Davis Campbell: Hi Adil, thanks for speaking with me today. To start things off, perhaps you can tell me a bit about your background?
Adil Dhalla: I’m a serial social entrepreneur and social experimenter. This has resulted in a pretty eclectic range of experiences that include everything from hacking public spaces to summer camps for adults to helping pioneer the age of mobile video. Given my background, I found the perfect platform at the Centre for Social Innovation (CSI), which is a hub for social entrepreneurship and innovation to over 800 organizations. As CSI’s, Director of Culture, I have the unique opportunity to figure out what it means to steward culture and share what I’ve learned as I’ve recently done with the Ontario Government, World Bank and soon, your conference attendees!
DC: Awesome. What is your educational background?
AD: I earned an honours bachelor’s degree from Queens University in History, and I earned my MBA from Wilfrid Laurier University. The MBA program had a co-op element to it, which was awesome as it gave me some incredible opportunities, like working on the Obama campaign in New York.

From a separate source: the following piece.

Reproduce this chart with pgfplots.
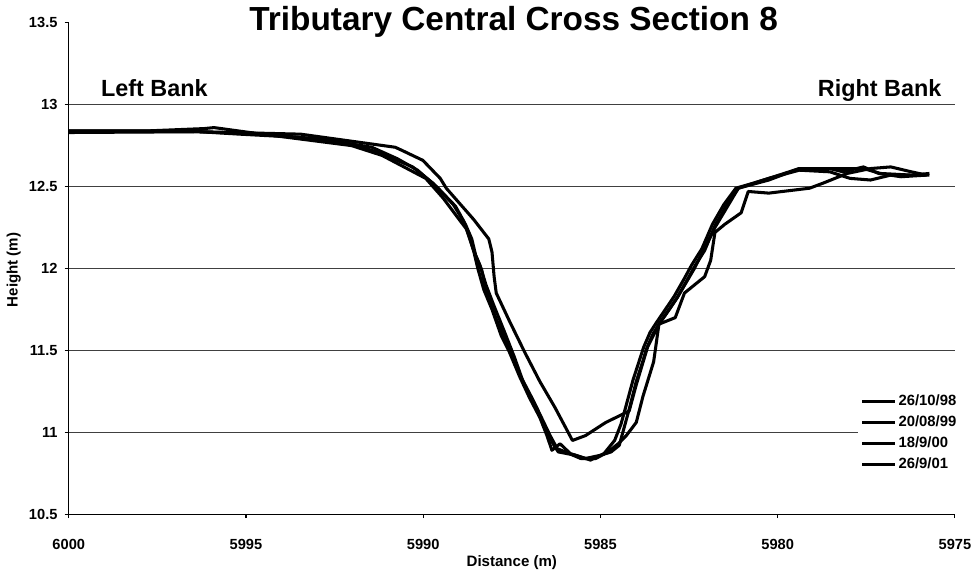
\documentclass[border=0pt]{standalone}
\usepackage{pgfplots}
\pgfplotsset{compat=1.18}
\usepackage{fontspec}
\setmainfont{Liberation Sans}

\pgfplotstableread{
x y
6000 12.83
5996.33 12.835
5993.46 12.82
5990.79 12.74
5990.59 12.72
5990.01 12.66
5989.52 12.55
5989.35 12.49
5988.58 12.30
5988.15 12.18
5988.06 12.10
5988.00 11.95
5987.94 11.85
5987.57 11.68
5987.14 11.49
5986.71 11.31
5986.28 11.15
5985.79 10.95
5985.42 10.98
5984.85 11.06
5984.47 11.10
5984.19 11.13
5983.99 11.29
5983.81 11.42
5983.67 11.52
5983.35 11.66
5982.84 11.82
5982.35 12.00
5981.77 12.25
5981.11 12.49
5980.25 12.54
5979.39 12.61
5978.53 12.61
5977.58 12.61
5977.10 12.58
5976.23 12.57
5975.72 12.57
}\seriesA

\pgfplotstableread{
x y
6000 12.84
5997.76 12.84
5996.18 12.854
5995.90 12.86
5994.89 12.83
5993.46 12.79
5992.02 12.75
5991.16 12.69
5989.93 12.55
5989.44 12.43
5988.78 12.24
5988.58 12.11
5988.46 12.00
5988.29 11.87
5988.06 11.75
5987.80 11.59
5987.57 11.49
5987.28 11.34
5987.00 11.21
5986.71 11.09
5986.51 10.98
5986.37 10.89
5986.14 10.93
5985.85 10.87
5985.42 10.84
5984.99 10.86
5984.70 10.88
5984.47 10.92
5984.33 11.03
5984.19 11.14
5983.99 11.31
5983.81 11.43
5983.70 11.51
5983.52 11.60
5983.35 11.66
5983.12 11.73
5982.84 11.82
5982.55 11.93
5982.35 12.01
5982.06 12.11
5981.77 12.26
5981.46 12.38
5981.11 12.49
5980.25 12.55
5979.39 12.61
5978.53 12.61
5978.16 12.59
5977.58 12.62
5977.15 12.58
5976.52 12.56
5975.80 12.57
}\seriesB

\pgfplotstableread{
x y
6000 12.835
5996.33 12.835
5995.18 12.82
5993.46 12.80
5992.02 12.76
5991.16 12.70
5990.30 12.62
5989.72 12.52
5989.15 12.39
5988.81 12.27
5988.63 12.18
5988.52 12.08
5988.35 11.99
5988.20 11.84
5987.92 11.68
5987.66 11.56
5987.37 11.40
5987.08 11.26
5986.80 11.15
5986.57 11.03
5986.34 10.93
5986.19 10.88
5985.71 10.86
5985.28 10.83
5984.90 10.87
5984.60 10.95
5984.42 11.05
5984.28 11.16
5984.08 11.32
5983.90 11.44
5983.78 11.52
5983.60 11.61
5983.42 11.67
5983.20 11.74
5982.92 11.83
5982.63 11.94
5982.43 12.02
5982.14 12.12
5981.84 12.27
5981.52 12.39
5981.18 12.49
5980.70 12.52
5980.25 12.55
5979.39 12.60
5978.53 12.59
5977.96 12.55
5977.38 12.54
5976.81 12.57
5976.23 12.57
5975.72 12.58
}\seriesC

\pgfplotstableread{
x y
6000 12.84
5996.90 12.84
5994.60 12.82
5992.88 12.79
5991.45 12.74
5990.73 12.67
5990.16 12.60
5989.58 12.49
5989.09 12.38
5988.86 12.29
5988.69 12.19
5988.58 12.11
5988.40 12.02
5988.23 11.90
5988.00 11.77
5987.72 11.62
5987.43 11.46
5987.20 11.32
5986.91 11.20
5986.62 11.07
5986.42 10.98
5986.22 10.90
5985.99 10.88
5985.56 10.84
5985.13 10.84
5984.79 10.88
5984.50 10.93
5984.27 10.98
5983.99 11.06
5983.80 11.22
5983.50 11.43
5983.35 11.66
5982.89 11.70
5982.63 11.85
5982.06 11.95
5981.89 12.05
5981.77 12.22
5981.49 12.27
5981.03 12.34
5980.83 12.47
5980.25 12.46
5979.10 12.49
5978.73 12.52
5978.04 12.58
5977.38 12.61
5976.81 12.62
5976.23 12.59
5975.80 12.57
}\seriesD

\begin{document}
\begin{tikzpicture}
\begin{axis}[
  scale only axis, width=435.5pt, height=241.5pt,
  xmin=5975, xmax=6000, x dir=reverse,
  ymin=10.5, ymax=13.5,
  xtick={5975,5980,5985,5990,5995,6000},
  ytick={10.5,11,11.5,12,12.5,13,13.5},
  extra y ticks={11,11.5,12,12.5,13},
  extra y tick labels={},
  extra y tick style={grid=major, major tick length=0pt},
  grid style={black!75, line width=0.6pt},
  axis x line*=bottom, axis y line*=left,
  axis line style={-, black, line width=0.6pt},
  tick align=outside, major tick length=2pt,
  tick style={black, line width=0.5pt},
  /pgf/number format/.cd, fixed, 1000 sep={}, assume math mode=true,
  /pgfplots/.cd,
  tick label style={font=\bfseries\fontsize{7.2}{8}\selectfont},
  xticklabel style={yshift=-7pt},
  clip=false,
  legend cell align=left,
  legend style={at={(rel axis cs:0.890,0.2526)}, anchor=north west, draw=none, fill=white,
    inner sep=1.5pt, row sep=2.6pt, font=\bfseries\fontsize{7.3}{8.8}\selectfont,
    nodes={inner xsep=1pt, inner ysep=0.5pt}},
  legend image code/.code={\draw (0pt,0pt) -- (16pt,0pt);},
  every axis plot post/.append style={black, line width=1.5pt, line join=round, mark=none},
]
\addplot table {\seriesA};
\addplot table {\seriesB};
\addplot table {\seriesC};
\addplot table {\seriesD};
\legend{26/10/98, 20/08/99, 18/9/00, 26/9/01}

\node[anchor=base, font=\bfseries\fontsize{16.4}{18}\selectfont] at (axis cs:5987.45,13.45) {Tributary Central Cross Section 8};
\node[anchor=base west, inner sep=0pt, font=\bfseries\fontsize{11.5}{13}\selectfont] at (axis cs:5999.1,13.047) {Left Bank};
\node[anchor=base east, inner sep=0pt, font=\bfseries\fontsize{11.5}{13}\selectfont] at (axis cs:5975.37,13.047) {Right Bank};
\node[font=\bfseries\fontsize{7.4}{8}\selectfont] at ([yshift=-24pt]rel axis cs:0.5,0) {Distance (m)};
\node[rotate=90, font=\bfseries\fontsize{7.4}{8}\selectfont] at ([xshift=-27pt]rel axis cs:0,0.497) {Height (m)};
\end{axis}
\end{tikzpicture}
\end{document}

DC: Wow that must have been an amazing educational experience. You’ve mentioned some of your social experiments, could you tell us about them?
AD: Absolutely and key to mention, my underlying purpose for all of them is to experiment with innovative ways for human beings to connect with one another. One of my most successful projects was called Project Ukulele Gangsterism (PUG) and involved hundreds of people hacking Toronto subway stations and public spaces while playing ukuleles in unison. PUG was replicated in a handful of other countries as far as South Korea. Another experiment with considerable acclaim is called Camp Reset, which is a summer camp for adults and is rooted in the idea that play can be a social lubricant and can foster social connections. Finally and most recently, I co-created a voter turnout initiative where we held celebrations at Elections Canada polling stations, which was quite successful and covered by the CBC’s The National. In the end, all of this work comes back to my position at the CSI and the work I’m doing around creating healthy cultures (Centre for Social Innovation).
DC: Could you tell me a more about your work at the Centre for Social Innovation?
AD: As the Director of Culture at CSI, I’m basically constantly obsessing on how to create a healthy culture where people are connected, happy and likely to innovate. As one of the first coworking spaces in the world, CSI has always been ahead of the curve with what the future of work looks like and my role is a great example of this. I’m trying to do a job that’s rarely been done before; bringing intentionality and stewardship to organizational culture. We want to write the book on organizational culture, both figuratively and literally.
DC: In regards to your presentation, what ideas from your experience at CSI are you going to share with the audience at Alliance 2016?
AD: I want to share what I’ve learned about creating a workplace that promotes creativity, collaboration, and one where people are motivated to create and collaborate. As you know, people work lots, but not everyone enjoys it. They aren’t necessarily at their best; so the question is how do we get their best? A strong culture. The presentation will cover how to create a culture that promotes people reaching their potential. There is a quote I like to use, “culture eats strategy for breakfast,” and I’m looking to understand how to eat more breakfast.
DC: That’s a fantastic quote and a great premise for your presentation. Do you have any ideas on formatting?
AD: I’ll kick things off by providing some context on myself, CSI, my job, how I ended up working at the CSI, and then I’ll share the pillars that foster culture creation, which are: vision, values, principles, space, narrative, and people. All of my thinking fits into these pillars, as they create an overarching strategy for culture.
DC: This sounds like a great way to setup the presentation. Thanks so much for speaking with me Adil, and we look forward to having you at Altus Alliance 2016.